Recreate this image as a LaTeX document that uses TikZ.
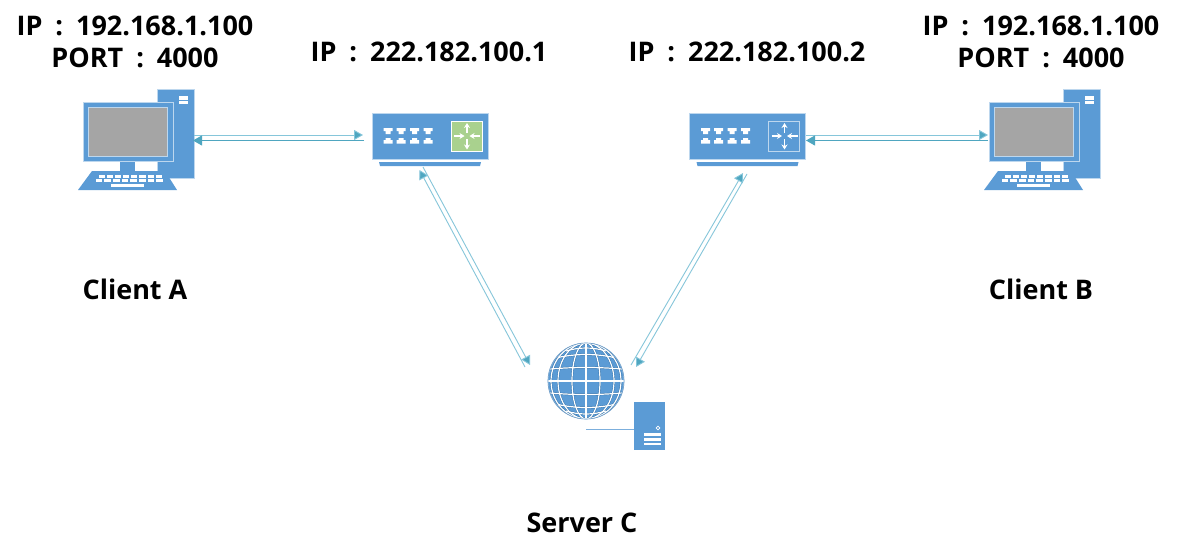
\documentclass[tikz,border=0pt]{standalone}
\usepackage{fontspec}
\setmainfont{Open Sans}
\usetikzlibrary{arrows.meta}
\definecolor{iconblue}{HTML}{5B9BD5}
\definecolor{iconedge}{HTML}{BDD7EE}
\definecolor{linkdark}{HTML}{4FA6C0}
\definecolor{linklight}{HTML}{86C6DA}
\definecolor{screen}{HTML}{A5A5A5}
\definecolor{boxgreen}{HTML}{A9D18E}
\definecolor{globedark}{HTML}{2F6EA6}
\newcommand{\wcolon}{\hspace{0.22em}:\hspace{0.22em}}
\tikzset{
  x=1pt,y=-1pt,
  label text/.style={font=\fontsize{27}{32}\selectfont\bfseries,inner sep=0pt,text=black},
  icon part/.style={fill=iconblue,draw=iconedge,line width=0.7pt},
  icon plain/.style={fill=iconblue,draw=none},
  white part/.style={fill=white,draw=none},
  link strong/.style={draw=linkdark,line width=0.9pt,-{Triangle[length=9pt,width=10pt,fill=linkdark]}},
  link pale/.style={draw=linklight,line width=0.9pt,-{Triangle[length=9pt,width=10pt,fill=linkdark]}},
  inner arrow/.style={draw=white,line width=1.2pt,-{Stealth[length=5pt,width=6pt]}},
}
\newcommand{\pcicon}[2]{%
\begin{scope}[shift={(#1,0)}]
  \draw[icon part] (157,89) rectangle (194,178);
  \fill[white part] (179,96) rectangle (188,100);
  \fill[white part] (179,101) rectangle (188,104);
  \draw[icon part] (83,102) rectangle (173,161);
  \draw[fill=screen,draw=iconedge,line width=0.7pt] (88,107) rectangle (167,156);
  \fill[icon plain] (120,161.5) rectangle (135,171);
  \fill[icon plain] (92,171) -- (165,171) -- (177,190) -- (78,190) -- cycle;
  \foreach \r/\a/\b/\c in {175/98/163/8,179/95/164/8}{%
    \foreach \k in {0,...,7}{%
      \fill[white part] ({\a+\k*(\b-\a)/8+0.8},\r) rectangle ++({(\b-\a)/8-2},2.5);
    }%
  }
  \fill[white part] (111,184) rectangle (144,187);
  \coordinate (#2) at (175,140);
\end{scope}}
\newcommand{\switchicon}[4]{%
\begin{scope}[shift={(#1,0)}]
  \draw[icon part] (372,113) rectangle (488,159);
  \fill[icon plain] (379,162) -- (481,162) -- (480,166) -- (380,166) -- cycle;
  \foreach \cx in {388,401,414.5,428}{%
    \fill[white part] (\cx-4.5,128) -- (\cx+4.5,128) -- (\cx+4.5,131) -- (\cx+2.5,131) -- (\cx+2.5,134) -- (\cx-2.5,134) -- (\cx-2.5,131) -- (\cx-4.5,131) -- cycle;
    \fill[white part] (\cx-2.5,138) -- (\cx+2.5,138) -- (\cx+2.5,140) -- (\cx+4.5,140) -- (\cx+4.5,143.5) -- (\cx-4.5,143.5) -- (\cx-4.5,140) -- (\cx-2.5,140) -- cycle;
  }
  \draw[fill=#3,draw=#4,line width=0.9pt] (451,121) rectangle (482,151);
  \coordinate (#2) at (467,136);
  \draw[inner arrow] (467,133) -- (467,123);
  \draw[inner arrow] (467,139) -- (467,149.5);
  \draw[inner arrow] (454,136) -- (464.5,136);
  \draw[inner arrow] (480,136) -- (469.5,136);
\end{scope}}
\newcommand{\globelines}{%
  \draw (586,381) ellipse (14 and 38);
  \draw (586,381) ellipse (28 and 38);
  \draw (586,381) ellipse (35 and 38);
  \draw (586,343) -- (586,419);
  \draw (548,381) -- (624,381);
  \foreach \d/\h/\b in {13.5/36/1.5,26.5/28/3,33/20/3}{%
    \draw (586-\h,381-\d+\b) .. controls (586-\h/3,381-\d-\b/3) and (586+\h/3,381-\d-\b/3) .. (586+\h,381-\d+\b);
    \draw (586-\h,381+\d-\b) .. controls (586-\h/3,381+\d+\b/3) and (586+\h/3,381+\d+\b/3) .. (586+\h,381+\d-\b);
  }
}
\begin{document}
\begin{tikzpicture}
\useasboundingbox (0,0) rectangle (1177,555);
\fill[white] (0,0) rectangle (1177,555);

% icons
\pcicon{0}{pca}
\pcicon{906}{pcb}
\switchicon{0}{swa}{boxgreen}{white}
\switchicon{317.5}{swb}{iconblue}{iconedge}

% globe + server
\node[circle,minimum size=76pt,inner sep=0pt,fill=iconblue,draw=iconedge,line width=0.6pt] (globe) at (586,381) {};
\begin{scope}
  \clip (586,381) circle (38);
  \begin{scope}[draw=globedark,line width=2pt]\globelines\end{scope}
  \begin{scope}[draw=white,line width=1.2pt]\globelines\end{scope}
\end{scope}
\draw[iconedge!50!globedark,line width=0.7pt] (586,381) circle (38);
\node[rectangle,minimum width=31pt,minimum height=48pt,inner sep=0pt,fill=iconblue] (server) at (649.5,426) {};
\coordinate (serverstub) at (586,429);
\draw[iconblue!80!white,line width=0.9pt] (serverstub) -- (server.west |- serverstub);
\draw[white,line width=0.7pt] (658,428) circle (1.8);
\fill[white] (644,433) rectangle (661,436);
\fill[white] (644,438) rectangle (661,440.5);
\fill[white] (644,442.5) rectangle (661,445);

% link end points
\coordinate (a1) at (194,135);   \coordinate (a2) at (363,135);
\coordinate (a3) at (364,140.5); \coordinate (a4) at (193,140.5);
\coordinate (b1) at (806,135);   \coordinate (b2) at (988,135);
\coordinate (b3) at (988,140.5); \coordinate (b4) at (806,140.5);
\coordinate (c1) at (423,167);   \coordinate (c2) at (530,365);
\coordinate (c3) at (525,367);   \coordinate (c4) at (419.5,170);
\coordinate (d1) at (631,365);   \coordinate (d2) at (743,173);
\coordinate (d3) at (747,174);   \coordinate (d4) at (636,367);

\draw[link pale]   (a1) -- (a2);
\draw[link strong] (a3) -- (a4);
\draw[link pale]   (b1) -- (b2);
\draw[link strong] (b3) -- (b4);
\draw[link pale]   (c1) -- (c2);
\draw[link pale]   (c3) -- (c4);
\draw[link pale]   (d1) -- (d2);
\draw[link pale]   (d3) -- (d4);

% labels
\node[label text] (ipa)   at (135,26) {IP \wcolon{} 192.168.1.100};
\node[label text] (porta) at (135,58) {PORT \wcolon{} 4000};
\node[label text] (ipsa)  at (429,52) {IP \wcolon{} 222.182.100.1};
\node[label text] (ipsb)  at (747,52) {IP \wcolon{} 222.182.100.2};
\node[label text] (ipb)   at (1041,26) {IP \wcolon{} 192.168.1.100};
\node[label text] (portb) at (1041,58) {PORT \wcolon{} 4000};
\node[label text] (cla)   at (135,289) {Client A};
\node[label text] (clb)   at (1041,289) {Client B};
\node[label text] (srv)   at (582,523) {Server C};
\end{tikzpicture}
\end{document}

- - - - -

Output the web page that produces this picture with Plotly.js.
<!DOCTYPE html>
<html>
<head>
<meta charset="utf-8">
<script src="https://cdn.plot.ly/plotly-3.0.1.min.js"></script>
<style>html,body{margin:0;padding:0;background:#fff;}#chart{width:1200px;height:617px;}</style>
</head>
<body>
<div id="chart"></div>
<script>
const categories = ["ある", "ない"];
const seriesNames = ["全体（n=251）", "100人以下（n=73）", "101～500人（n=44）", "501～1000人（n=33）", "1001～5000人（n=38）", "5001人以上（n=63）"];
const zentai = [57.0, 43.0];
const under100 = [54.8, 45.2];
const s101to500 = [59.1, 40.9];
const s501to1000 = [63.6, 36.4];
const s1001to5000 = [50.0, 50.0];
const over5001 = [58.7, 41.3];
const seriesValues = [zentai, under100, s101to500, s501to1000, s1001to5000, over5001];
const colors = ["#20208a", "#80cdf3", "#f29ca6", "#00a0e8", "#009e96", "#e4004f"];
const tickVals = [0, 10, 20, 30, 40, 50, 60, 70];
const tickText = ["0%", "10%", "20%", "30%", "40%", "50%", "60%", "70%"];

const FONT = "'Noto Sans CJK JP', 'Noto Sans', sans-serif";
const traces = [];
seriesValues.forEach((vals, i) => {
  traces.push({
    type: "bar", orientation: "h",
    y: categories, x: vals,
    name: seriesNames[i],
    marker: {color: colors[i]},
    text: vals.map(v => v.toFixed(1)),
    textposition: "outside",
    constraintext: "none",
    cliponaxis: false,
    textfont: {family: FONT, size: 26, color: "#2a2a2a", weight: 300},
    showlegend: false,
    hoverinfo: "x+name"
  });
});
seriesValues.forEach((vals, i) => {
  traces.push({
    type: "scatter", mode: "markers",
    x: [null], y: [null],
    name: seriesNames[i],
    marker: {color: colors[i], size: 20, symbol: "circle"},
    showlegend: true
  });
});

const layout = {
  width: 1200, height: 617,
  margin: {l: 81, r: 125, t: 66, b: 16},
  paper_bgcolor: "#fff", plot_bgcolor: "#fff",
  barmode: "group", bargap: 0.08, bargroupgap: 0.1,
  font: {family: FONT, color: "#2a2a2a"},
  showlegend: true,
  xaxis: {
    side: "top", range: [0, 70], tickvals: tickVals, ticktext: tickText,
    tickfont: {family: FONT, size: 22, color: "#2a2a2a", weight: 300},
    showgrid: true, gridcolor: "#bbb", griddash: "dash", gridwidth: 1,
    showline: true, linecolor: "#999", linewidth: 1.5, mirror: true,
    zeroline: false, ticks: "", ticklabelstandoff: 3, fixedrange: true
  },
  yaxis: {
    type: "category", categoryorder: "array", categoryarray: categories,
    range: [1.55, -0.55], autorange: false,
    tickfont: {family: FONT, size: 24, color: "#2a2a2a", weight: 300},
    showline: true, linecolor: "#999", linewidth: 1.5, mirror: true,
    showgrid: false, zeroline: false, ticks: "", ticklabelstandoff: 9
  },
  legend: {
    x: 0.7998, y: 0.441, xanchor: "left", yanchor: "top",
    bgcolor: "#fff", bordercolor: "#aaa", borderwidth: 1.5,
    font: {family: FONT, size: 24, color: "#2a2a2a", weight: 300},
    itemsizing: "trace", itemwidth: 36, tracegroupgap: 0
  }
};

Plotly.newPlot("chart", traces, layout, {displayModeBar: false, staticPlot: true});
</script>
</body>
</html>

- - - - -

• **Written instruction**: Gather from the records above every line containing the string "this".

• **In response**:
Recreate this image as a LaTeX document that uses TikZ.
Output the web page that produces this picture with Plotly.js.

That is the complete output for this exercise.